I am occasionally asked to present the weekly lesson in my Sunday School class. I do it with the clear understanding that everyone in class accepts the fact that I need the lesson’s messages worse than they do.
I am Methodist by birth and by the grace of God and my momma. The Methodist Church was founded by John Wesley along with his brother, Charles, in England. The Wesley brothers spent time in the Savannah area during the time Gen. James Oglethorpe was busy organizing the colony of Georgia and making sure we would always be the largest state east of the Mississippi River and one day would contain the oldest state-chartered university in the nation with an abundance of Rhodes Scholars and Number One NFL draft choices. To say he was successful would be a gross understatement.
The most recent lesson in which I talked to myself and invited everyone else to listen in was about acting like Christians instead of claiming to be one. There is a big difference.
We Christians can be a petty, judgmental and downright hypocritical crowd when we choose to be, which is a lot more times than God would like. We forget that it is not how we act on Sunday morning that counts, it is how we behave the rest of the week.
This is where John Wesley comes in. My lesson that day ended with this admonition from the great man: “Do all the good you can. By all the means you can. In all the ways you can. In all the places you can. At all the times you can. To all the people you can. As long as ever you can.” My friends, that will preach.
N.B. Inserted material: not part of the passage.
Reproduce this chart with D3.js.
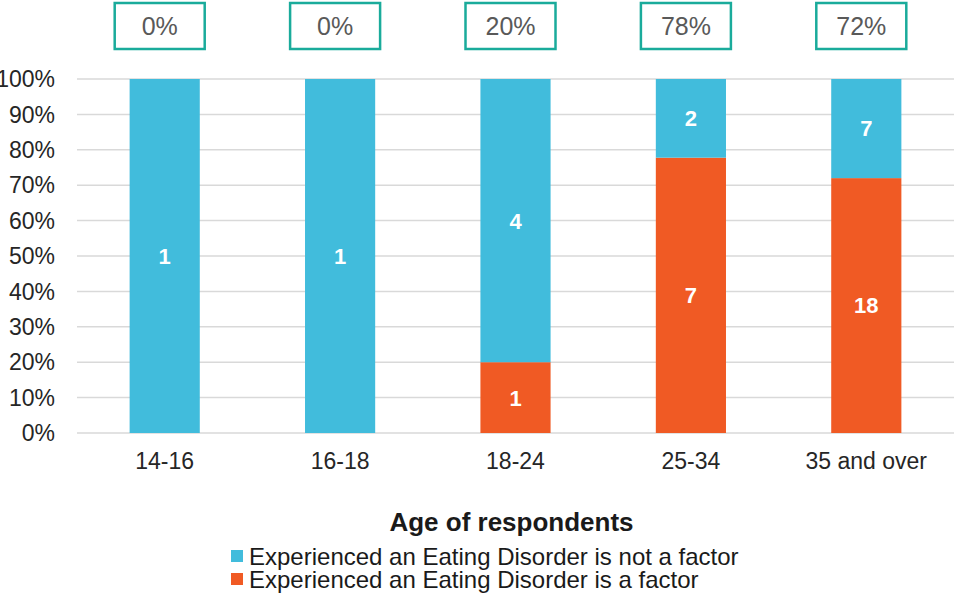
<!DOCTYPE html>
<html>
<head>
<meta charset="utf-8">
<script src="https://cdn.jsdelivr.net/npm/d3@7"></script>
<style>
  html, body { margin: 0; padding: 0; background: #fff; }
  svg { display: block; font-family: "Liberation Sans", Arial, sans-serif; }
</style>
</head>
<body>
<svg id="chart" width="954" height="598"></svg>
<script>
// Respondent counts per age group
const ageGroups = ["14-16", "16-18", "18-24", "25-34", "35 and over"];
const notFactorCounts = [1, 1, 4, 2, 7];
const factorCounts = [0, 0, 1, 7, 18];
const factorShareLabels = ["0%", "0%", "20%", "78%", "72%"];
const yTickValues = [0, 0.1, 0.2, 0.3, 0.4, 0.5, 0.6, 0.7, 0.8, 0.9, 1.0];
const seriesNames = [
  "Experienced an Eating Disorder is not a factor",
  "Experienced an Eating Disorder is a factor"
];
const seriesColors = ["#41bcdc", "#f05a24"];

const svg = d3.select("#chart");
const plot = { left: 77, right: 954, top: 79, bottom: 433 };

const x = d3.scaleBand().domain(ageGroups).range([plot.left, plot.right]).paddingInner(0.6).paddingOuter(0.3);
const y = d3.scaleLinear().domain([0, 1]).range([plot.bottom, plot.top]);

// Build stacked shares: factor at the bottom, not-a-factor on top
const rows = ageGroups.map((g, i) => {
  const total = notFactorCounts[i] + factorCounts[i];
  return { group: g, factor: factorCounts[i] / total, notFactor: notFactorCounts[i] / total,
           factorN: factorCounts[i], notFactorN: notFactorCounts[i] };
});
const stack = d3.stack().keys(["factor", "notFactor"]);
const layers = stack(rows);
const layerColor = { factor: seriesColors[1], notFactor: seriesColors[0] };
const layerCount = { factor: "factorN", notFactor: "notFactorN" };

// Gridlines
svg.append("g").selectAll("line").data(yTickValues).join("line")
  .attr("x1", plot.left).attr("x2", plot.right)
  .attr("y1", d => y(d)).attr("y2", d => y(d))
  .attr("stroke", "#d9d9d9").attr("stroke-width", 1.5);

// Y axis labels
svg.append("g").selectAll("text").data(yTickValues).join("text")
  .attr("x", 55).attr("y", d => y(d)).attr("dy", "0.36em")
  .attr("text-anchor", "end").attr("font-size", 23).attr("fill", "#262626")
  .text(d => d3.format(".0%")(d));

// Bars
layers.forEach(layer => {
  const g = svg.append("g");
  g.selectAll("rect").data(layer).join("rect")
    .attr("x", d => x(d.data.group))
    .attr("width", x.bandwidth())
    .attr("y", d => y(d[1]))
    .attr("height", d => y(d[0]) - y(d[1]))
    .attr("fill", layerColor[layer.key]);
  g.selectAll("text").data(layer.filter(d => d.data[layerCount[layer.key]] > 0)).join("text")
    .attr("x", d => x(d.data.group) + x.bandwidth() / 2)
    .attr("y", d => y((d[0] + d[1]) / 2)).attr("dy", "0.36em")
    .attr("text-anchor", "middle").attr("font-size", 22).attr("font-weight", "bold")
    .attr("fill", "#fff")
    .text(d => d.data[layerCount[layer.key]]);
});

// X axis labels
svg.append("g").selectAll("text").data(ageGroups).join("text")
  .attr("x", d => x(d) + x.bandwidth() / 2).attr("y", 461).attr("dy", "0.36em")
  .attr("text-anchor", "middle").attr("font-size", 23).attr("fill", "#262626")
  .text(d => d);

// Share callout boxes above each bar
const boxW = 90, boxH = 46;
const boxes = svg.append("g").selectAll("g").data(ageGroups).join("g")
  .attr("transform", d => `translate(${x(d) + x.bandwidth() / 2 - 5},26)`);
boxes.append("rect")
  .attr("x", -boxW / 2).attr("y", -boxH / 2).attr("width", boxW).attr("height", boxH)
  .attr("fill", "#fff").attr("stroke", "#1aab9b").attr("stroke-width", 2.5);
boxes.append("text")
  .attr("text-anchor", "middle").attr("dy", "0.36em")
  .attr("font-size", 25).attr("fill", "#595959")
  .text((d, i) => factorShareLabels[i]);

// Axis title
svg.append("text")
  .attr("x", (plot.left + plot.right) / 2 - 4).attr("y", 522).attr("dy", "0.36em")
  .attr("text-anchor", "middle").attr("font-size", 26).attr("font-weight", "bold").attr("fill", "#1a1a1a")
  .text("Age of respondents");

// Legend
const legend = svg.append("g").selectAll("g").data(seriesNames).join("g")
  .attr("transform", (d, i) => `translate(231,${556 + i * 23})`);
legend.append("rect").attr("x", 0).attr("y", -6).attr("width", 12).attr("height", 12)
  .attr("fill", (d, i) => seriesColors[i]);
legend.append("text").attr("x", 18).attr("y", 0).attr("dy", "0.36em")
  .attr("font-size", 24).attr("fill", "#1a1a1a")
  .text(d => d);
</script>
</body>
</html>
It is no secret that the institutional church, including the Methodist church, is in trouble. A study by the Pew Research Center in 2015 found that as older church-going adults pass away, they are being replaced by a younger crowd that has much lower levels of interest in organized religion than did their parents and grandparents. Some of that has to be because the younger generation watches how the rest of us church-goers conduct ourselves when we don’t know they are looking at us and they don’t like what they see.
This attitude even carries over to young people who attend church regularly. One church told of their teenagers on a mission trip identifying themselves as being “in Christ” rather than calling themselves Christians because they had observed that Christians don’t always behave Christ-like.
One of my favorite stories concerns the late evangelist, Billy Graham. In the days before air travel, Billy Graham was in line at a train station trying to change his ticket and dealing with a rude and uncooperative clerk at the window. After several futile attempts to resolve the situation with a bureaucrat unwilling to help him, Dr. Graham politely thanked the clerk and left the line, not knowing a newspaperman was standing behind him. The journalist later wrote that was the greatest sermon Billy Graham ever preached. He didn’t try to pull rank. (“Do you know who I am?”) He didn’t lose his temper. He was kind and courteous. The Billy Graham in private was the same one we saw in public. He walked his talk.
When I have written about Bill and Gloria Gaither, who are to gospel music what Beethoven is to symphonies or Pavarotti to “Nessun Dorma,” I have gotten a goodly number of responses from people who know them or have met them and who say they are as genuinely nice in person as they seem to be on television. I would be crushed to hear otherwise.
A good step toward walking our talk as Christians is to read Galatians 5:22-23 in which the apostle Paul talks about the Fruits of the Spirit – the qualities we should live by. They are: Love. Joy. Peace. Patience. Kindness. Goodness. Faithfulness. Gentleness. Self-control. My challenge to you: Try to get through one day exhibiting all nine qualities. I read that passage daily and haven’t made it yet. I might have an outside chance if we would drop the requirement for patience but I’m not optimistic.
That doesn’t mean I don’t keep on trying to do good and be good. As unqualified as I might be as a Sunday School teacher, after every lesson I present not only do I learn something, I get a spiritual kick in the pants and confess to God: “Thanks. I needed that.”